[Dataset rows]
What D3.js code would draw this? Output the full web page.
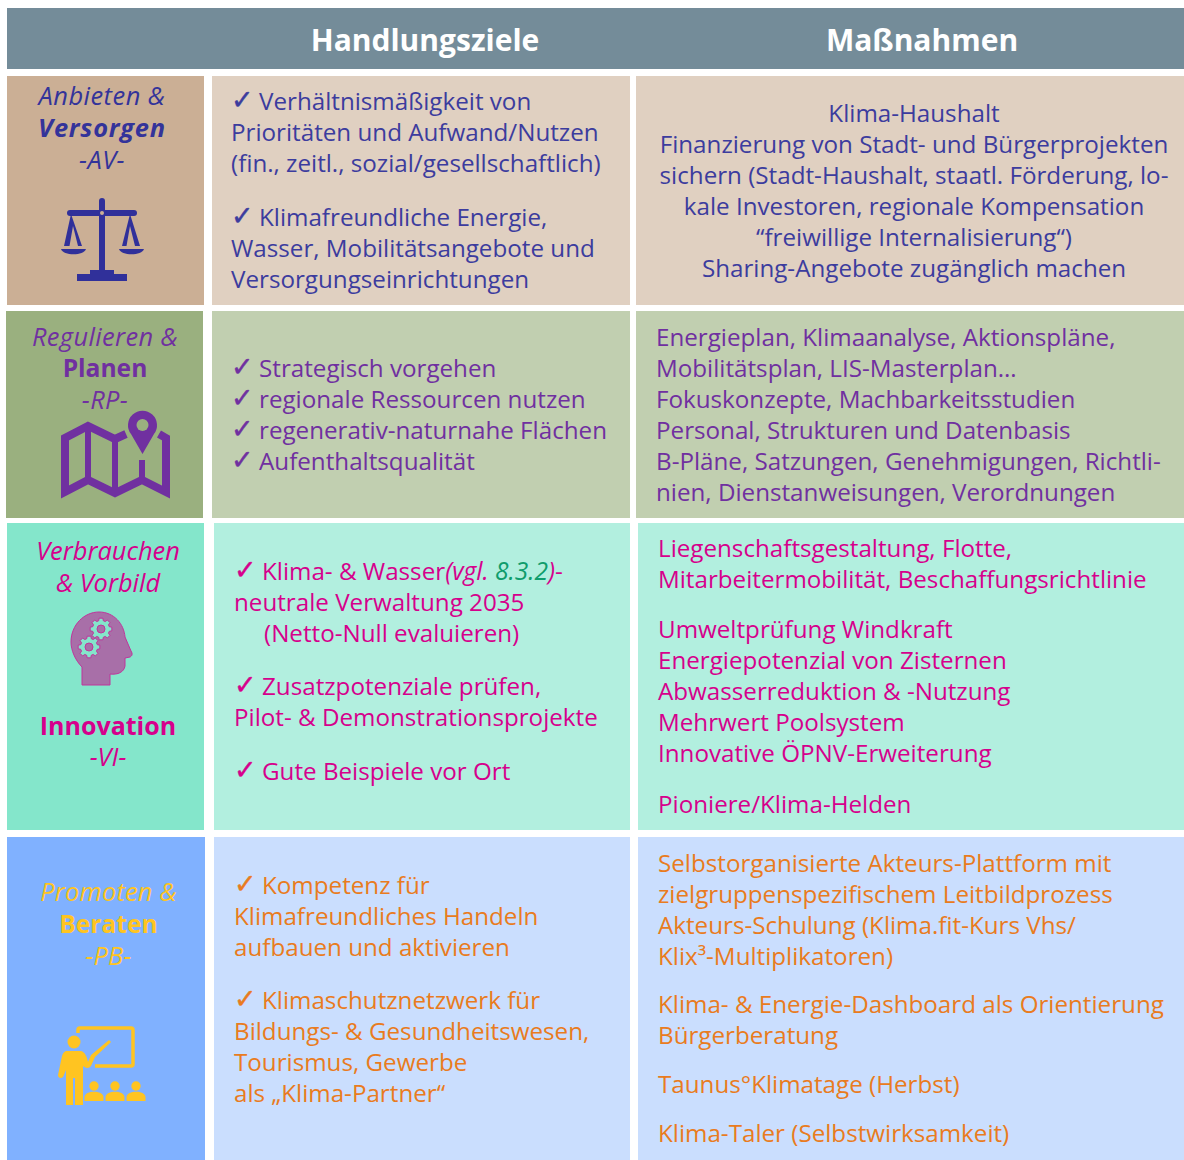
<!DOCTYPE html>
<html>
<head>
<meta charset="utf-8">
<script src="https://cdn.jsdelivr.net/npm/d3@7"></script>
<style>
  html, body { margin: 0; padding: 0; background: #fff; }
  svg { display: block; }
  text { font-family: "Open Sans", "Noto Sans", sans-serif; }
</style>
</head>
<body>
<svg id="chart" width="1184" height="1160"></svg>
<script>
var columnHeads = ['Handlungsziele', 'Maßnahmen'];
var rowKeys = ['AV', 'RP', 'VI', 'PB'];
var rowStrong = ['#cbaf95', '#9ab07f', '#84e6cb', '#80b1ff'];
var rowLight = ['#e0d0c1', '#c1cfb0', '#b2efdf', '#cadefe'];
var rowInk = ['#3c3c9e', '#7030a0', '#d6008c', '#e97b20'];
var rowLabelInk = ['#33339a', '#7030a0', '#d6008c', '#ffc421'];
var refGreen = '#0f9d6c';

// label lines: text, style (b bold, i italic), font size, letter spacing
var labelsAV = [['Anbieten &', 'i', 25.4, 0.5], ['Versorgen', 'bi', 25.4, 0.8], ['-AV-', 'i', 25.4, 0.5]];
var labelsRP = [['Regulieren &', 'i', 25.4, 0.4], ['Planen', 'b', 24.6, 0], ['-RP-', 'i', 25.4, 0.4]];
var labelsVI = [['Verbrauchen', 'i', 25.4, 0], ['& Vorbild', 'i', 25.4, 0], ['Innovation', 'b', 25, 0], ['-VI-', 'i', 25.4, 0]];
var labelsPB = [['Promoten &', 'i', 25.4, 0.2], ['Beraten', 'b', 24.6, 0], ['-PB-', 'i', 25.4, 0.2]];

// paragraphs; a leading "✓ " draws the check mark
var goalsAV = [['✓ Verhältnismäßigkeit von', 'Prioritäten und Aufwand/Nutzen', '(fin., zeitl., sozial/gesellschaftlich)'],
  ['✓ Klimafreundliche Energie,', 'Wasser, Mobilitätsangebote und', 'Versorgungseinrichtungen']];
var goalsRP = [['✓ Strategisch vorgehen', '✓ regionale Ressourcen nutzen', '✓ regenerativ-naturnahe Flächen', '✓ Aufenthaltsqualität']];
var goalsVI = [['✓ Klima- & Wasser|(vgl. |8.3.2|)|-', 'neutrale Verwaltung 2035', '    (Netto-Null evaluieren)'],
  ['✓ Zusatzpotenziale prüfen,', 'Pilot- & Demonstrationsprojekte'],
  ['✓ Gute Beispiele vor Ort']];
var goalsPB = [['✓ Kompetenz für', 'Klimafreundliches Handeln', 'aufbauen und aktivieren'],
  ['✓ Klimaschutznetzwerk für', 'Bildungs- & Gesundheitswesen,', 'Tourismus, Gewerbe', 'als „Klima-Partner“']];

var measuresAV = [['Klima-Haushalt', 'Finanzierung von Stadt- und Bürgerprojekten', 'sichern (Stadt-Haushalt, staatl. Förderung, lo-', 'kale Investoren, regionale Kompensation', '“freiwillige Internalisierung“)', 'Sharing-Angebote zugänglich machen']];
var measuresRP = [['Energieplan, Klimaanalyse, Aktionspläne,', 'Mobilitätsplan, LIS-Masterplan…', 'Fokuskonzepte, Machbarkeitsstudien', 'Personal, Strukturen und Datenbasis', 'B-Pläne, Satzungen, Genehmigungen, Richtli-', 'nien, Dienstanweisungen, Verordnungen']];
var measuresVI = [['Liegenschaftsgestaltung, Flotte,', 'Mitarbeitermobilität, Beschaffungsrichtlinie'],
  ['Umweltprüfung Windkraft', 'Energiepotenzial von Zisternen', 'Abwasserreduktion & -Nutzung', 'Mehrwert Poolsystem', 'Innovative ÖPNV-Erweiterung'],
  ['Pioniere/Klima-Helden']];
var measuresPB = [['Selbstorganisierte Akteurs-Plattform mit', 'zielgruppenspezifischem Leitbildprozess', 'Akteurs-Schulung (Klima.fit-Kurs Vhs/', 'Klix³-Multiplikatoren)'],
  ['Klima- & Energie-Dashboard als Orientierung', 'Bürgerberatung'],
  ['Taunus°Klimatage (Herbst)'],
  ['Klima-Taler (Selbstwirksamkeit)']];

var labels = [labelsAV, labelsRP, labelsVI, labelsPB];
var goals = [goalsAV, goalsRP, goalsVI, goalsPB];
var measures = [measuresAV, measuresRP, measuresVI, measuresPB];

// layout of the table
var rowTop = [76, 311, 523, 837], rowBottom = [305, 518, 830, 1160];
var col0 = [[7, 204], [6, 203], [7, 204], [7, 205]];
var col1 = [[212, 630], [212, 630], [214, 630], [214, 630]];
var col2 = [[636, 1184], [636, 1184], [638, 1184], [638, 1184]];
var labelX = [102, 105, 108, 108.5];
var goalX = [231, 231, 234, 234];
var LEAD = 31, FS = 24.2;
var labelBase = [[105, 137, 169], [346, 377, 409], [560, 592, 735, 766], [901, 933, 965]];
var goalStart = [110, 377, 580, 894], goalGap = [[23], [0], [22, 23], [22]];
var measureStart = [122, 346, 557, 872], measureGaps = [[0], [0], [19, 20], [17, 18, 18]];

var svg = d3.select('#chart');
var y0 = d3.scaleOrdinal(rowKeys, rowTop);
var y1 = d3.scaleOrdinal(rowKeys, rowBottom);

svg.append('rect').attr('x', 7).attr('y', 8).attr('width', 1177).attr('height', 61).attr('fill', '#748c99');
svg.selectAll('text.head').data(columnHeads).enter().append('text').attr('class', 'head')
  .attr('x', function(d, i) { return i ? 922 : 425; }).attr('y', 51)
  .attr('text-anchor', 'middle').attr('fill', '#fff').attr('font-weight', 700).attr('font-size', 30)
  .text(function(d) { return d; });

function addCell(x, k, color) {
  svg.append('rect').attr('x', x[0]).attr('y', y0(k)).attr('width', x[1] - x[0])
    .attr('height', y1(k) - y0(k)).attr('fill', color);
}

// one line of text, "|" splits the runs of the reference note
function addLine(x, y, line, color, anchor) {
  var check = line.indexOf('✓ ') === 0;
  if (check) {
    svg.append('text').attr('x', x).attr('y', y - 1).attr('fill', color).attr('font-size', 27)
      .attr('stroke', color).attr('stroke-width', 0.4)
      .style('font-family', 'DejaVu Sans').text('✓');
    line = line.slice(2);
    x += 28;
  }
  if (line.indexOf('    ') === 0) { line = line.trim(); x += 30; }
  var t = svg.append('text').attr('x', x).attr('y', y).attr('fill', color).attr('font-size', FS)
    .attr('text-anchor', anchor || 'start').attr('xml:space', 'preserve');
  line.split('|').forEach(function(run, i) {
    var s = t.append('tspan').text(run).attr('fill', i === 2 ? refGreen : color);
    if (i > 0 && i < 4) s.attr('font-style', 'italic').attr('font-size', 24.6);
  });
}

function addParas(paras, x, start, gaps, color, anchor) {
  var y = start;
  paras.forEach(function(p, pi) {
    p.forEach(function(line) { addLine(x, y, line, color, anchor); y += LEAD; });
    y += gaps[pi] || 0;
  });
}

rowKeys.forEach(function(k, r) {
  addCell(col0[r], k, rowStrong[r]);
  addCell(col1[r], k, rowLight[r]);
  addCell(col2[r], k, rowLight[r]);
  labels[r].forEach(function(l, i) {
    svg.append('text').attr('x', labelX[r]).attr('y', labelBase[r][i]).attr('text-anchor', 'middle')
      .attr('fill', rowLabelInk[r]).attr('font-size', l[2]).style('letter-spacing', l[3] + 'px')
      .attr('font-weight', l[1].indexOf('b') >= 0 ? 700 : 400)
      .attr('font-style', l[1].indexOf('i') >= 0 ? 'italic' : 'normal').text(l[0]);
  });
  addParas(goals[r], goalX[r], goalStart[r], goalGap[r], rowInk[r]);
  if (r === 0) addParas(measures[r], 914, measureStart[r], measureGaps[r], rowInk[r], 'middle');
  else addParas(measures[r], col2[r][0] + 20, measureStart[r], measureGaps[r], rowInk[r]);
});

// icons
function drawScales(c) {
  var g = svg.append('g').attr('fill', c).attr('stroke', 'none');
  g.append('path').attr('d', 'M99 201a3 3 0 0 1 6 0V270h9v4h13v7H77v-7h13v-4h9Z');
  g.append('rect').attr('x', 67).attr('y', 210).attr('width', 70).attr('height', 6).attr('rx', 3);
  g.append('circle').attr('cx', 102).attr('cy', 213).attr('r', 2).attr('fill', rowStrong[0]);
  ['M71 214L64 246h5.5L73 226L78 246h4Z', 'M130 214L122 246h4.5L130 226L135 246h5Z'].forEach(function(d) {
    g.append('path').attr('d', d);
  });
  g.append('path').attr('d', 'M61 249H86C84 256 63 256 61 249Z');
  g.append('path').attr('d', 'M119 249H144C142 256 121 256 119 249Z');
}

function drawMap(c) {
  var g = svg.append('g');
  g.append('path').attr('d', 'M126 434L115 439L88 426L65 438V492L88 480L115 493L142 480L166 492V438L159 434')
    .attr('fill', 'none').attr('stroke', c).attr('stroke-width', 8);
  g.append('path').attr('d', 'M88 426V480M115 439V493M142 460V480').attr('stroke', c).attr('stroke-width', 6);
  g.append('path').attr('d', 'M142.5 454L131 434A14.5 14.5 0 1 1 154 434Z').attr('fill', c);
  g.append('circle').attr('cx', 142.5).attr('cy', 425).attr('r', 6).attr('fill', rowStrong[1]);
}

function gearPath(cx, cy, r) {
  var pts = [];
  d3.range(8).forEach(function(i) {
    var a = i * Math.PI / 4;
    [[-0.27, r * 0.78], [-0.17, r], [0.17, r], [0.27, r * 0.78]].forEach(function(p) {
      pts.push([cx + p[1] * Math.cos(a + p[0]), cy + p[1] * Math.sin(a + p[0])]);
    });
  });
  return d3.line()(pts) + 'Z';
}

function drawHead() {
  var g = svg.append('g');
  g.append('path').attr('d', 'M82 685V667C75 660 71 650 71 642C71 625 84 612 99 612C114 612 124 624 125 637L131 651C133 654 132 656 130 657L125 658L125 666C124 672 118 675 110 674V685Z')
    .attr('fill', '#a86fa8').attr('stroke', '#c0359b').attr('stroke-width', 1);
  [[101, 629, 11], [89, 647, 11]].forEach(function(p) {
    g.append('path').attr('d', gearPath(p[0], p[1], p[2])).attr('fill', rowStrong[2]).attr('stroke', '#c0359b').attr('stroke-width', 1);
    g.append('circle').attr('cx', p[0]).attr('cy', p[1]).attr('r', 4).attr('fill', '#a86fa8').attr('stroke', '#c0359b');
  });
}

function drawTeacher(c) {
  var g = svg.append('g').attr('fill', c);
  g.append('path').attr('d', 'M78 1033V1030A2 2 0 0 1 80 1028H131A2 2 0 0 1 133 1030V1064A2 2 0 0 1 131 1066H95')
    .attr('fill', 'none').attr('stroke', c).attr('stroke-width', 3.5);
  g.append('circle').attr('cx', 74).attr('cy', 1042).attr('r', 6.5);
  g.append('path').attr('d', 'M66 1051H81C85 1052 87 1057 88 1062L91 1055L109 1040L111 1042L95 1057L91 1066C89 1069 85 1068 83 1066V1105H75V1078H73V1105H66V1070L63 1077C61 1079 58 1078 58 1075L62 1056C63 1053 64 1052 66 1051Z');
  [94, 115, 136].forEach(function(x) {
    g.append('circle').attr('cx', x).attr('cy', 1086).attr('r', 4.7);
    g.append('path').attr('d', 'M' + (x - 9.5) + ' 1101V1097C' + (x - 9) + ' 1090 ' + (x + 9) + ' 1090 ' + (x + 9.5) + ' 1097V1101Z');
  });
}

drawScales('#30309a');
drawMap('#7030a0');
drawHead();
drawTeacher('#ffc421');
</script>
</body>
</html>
* * *
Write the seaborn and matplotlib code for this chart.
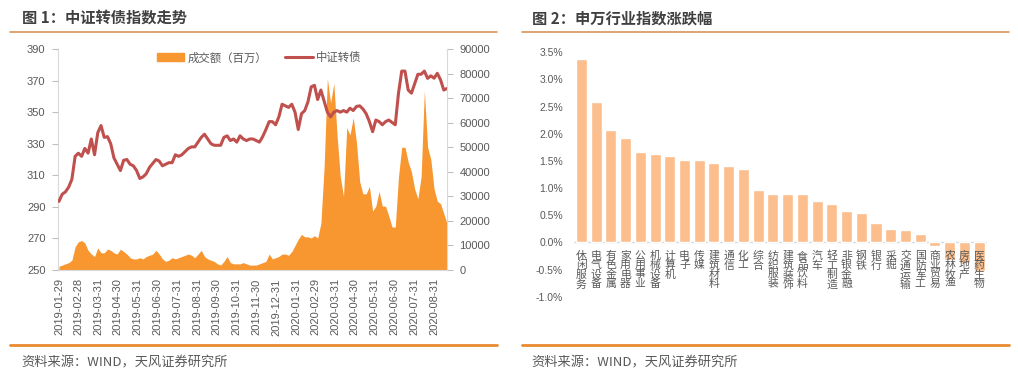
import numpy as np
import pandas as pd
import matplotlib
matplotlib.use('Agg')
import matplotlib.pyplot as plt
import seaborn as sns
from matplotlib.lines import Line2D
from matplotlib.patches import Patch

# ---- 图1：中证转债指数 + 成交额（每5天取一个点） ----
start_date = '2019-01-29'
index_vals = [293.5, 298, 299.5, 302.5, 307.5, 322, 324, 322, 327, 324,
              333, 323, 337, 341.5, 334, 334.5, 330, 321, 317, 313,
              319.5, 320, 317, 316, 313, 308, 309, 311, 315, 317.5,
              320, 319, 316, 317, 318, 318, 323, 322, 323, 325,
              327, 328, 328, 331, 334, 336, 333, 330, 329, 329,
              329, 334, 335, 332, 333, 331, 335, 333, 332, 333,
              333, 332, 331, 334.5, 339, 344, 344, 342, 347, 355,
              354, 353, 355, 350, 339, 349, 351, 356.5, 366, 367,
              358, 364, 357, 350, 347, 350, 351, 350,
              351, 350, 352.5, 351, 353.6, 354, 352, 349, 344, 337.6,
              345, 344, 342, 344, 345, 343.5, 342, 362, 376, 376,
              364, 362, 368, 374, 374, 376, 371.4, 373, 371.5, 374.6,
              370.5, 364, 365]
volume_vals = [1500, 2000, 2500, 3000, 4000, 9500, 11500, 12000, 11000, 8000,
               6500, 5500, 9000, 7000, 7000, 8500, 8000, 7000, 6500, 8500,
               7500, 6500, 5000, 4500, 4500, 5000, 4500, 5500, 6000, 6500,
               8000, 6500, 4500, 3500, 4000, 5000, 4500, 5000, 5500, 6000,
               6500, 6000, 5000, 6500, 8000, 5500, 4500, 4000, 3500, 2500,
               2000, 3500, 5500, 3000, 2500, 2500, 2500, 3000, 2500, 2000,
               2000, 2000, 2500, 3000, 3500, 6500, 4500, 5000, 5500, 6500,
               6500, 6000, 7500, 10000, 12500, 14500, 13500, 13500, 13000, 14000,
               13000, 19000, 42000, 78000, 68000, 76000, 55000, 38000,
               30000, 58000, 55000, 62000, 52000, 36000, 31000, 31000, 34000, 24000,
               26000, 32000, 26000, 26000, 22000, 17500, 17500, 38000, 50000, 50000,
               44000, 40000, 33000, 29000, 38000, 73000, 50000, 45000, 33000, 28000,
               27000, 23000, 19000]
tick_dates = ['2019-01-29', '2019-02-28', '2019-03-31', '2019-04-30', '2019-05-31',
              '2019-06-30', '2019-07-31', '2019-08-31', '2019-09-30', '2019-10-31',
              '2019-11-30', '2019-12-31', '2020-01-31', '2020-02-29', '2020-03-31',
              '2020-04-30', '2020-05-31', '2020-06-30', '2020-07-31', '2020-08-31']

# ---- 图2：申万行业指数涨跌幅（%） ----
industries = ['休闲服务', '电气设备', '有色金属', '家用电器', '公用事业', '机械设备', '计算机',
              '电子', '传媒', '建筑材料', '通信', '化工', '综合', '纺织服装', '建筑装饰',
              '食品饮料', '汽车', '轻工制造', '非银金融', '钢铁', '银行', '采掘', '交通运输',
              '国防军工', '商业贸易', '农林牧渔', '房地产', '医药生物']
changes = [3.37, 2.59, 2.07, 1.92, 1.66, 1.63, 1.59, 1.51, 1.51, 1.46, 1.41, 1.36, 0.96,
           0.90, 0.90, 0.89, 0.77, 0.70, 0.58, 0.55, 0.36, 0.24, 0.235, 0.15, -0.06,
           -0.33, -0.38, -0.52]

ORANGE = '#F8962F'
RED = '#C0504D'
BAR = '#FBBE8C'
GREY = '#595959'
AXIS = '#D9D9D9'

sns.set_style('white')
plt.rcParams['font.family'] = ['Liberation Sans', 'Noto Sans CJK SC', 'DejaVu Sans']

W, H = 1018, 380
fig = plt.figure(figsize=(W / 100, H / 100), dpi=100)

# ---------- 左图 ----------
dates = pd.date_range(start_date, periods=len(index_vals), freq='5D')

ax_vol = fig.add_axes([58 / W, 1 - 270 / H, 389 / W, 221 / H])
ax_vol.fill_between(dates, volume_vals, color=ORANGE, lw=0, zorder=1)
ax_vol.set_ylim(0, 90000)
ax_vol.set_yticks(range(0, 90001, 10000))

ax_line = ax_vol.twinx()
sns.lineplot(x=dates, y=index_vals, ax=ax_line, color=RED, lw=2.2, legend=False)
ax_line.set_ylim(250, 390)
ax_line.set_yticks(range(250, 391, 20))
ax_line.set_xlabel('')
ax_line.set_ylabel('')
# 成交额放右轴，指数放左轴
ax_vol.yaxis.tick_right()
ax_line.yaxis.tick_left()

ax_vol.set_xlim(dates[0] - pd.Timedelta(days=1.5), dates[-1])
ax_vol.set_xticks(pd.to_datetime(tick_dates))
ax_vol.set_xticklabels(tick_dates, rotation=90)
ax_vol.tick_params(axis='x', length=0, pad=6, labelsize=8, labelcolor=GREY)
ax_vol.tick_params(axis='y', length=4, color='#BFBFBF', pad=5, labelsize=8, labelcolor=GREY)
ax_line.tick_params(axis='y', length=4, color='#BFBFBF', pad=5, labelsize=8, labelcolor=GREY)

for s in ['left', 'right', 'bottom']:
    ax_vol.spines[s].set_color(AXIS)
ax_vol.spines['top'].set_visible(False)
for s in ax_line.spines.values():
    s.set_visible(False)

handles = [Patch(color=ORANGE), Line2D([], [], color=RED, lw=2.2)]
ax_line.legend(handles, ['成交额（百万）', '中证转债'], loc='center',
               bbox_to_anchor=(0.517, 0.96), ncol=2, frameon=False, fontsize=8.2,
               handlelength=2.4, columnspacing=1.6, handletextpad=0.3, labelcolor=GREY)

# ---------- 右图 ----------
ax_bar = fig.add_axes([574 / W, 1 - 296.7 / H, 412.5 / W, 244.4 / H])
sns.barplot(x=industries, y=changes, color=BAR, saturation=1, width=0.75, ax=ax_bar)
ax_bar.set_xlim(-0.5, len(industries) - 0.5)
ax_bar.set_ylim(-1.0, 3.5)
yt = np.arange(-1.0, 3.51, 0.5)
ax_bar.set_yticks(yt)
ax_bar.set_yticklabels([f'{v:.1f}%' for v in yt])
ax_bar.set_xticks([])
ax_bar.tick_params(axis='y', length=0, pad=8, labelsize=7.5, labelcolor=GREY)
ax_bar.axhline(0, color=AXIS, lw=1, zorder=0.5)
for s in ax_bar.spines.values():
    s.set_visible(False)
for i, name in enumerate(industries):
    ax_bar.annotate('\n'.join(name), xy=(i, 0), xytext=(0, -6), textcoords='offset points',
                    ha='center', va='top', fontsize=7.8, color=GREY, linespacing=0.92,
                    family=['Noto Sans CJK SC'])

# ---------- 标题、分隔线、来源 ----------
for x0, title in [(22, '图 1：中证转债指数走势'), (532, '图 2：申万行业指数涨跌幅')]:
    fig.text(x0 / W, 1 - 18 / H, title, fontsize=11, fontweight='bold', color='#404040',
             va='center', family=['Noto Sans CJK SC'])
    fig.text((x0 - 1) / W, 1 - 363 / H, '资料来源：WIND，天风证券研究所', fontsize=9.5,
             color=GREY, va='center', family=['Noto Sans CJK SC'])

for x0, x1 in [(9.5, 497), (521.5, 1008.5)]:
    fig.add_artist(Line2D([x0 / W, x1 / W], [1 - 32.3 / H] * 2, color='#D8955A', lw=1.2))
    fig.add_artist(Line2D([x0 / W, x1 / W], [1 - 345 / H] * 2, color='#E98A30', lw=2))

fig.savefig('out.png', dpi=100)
...
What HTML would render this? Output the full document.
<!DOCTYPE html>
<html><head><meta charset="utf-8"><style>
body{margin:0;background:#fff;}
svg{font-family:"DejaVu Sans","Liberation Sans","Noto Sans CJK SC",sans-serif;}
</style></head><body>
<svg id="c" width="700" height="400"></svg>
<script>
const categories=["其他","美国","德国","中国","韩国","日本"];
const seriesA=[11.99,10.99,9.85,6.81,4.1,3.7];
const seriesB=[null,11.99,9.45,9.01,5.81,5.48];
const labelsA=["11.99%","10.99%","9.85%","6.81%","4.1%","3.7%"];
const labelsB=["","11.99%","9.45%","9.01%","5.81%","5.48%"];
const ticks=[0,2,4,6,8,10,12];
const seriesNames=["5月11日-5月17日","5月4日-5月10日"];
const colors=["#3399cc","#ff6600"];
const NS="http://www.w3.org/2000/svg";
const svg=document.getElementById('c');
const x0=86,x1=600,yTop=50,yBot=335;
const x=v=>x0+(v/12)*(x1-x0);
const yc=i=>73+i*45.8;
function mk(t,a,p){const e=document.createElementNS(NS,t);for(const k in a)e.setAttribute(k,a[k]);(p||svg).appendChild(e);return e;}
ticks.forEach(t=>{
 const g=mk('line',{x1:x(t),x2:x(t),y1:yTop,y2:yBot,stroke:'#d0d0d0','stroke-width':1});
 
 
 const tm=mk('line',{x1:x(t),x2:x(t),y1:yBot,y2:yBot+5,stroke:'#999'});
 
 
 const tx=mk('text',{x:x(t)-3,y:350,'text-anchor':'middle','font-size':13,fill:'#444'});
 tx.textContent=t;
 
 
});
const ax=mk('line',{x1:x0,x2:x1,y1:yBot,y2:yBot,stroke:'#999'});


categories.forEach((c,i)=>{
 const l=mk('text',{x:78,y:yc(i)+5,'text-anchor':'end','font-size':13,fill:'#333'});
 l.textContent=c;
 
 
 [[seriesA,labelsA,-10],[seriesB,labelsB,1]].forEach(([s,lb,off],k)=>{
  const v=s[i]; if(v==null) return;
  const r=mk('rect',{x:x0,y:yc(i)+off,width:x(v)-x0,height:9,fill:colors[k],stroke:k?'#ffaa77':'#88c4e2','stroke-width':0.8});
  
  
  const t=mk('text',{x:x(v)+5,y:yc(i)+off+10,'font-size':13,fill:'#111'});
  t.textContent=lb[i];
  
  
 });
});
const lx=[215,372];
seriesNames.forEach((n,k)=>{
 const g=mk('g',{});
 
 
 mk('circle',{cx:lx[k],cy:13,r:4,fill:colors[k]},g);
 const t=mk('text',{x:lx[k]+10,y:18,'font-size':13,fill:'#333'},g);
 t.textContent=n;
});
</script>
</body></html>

**TASK PROMPT**.
Nothing but the lines above, starting at the line that contains "Write the seaborn" and ending at the line that contains "from matplotlib.patches import Patch", should be given again, exactly and without the pictures.

**EXERCISE ANSWER**.
Write the seaborn and matplotlib code for this chart.
import numpy as np
import pandas as pd
import matplotlib
matplotlib.use('Agg')
import matplotlib.pyplot as plt
import seaborn as sns
from matplotlib.lines import Line2D
from matplotlib.patches import Patch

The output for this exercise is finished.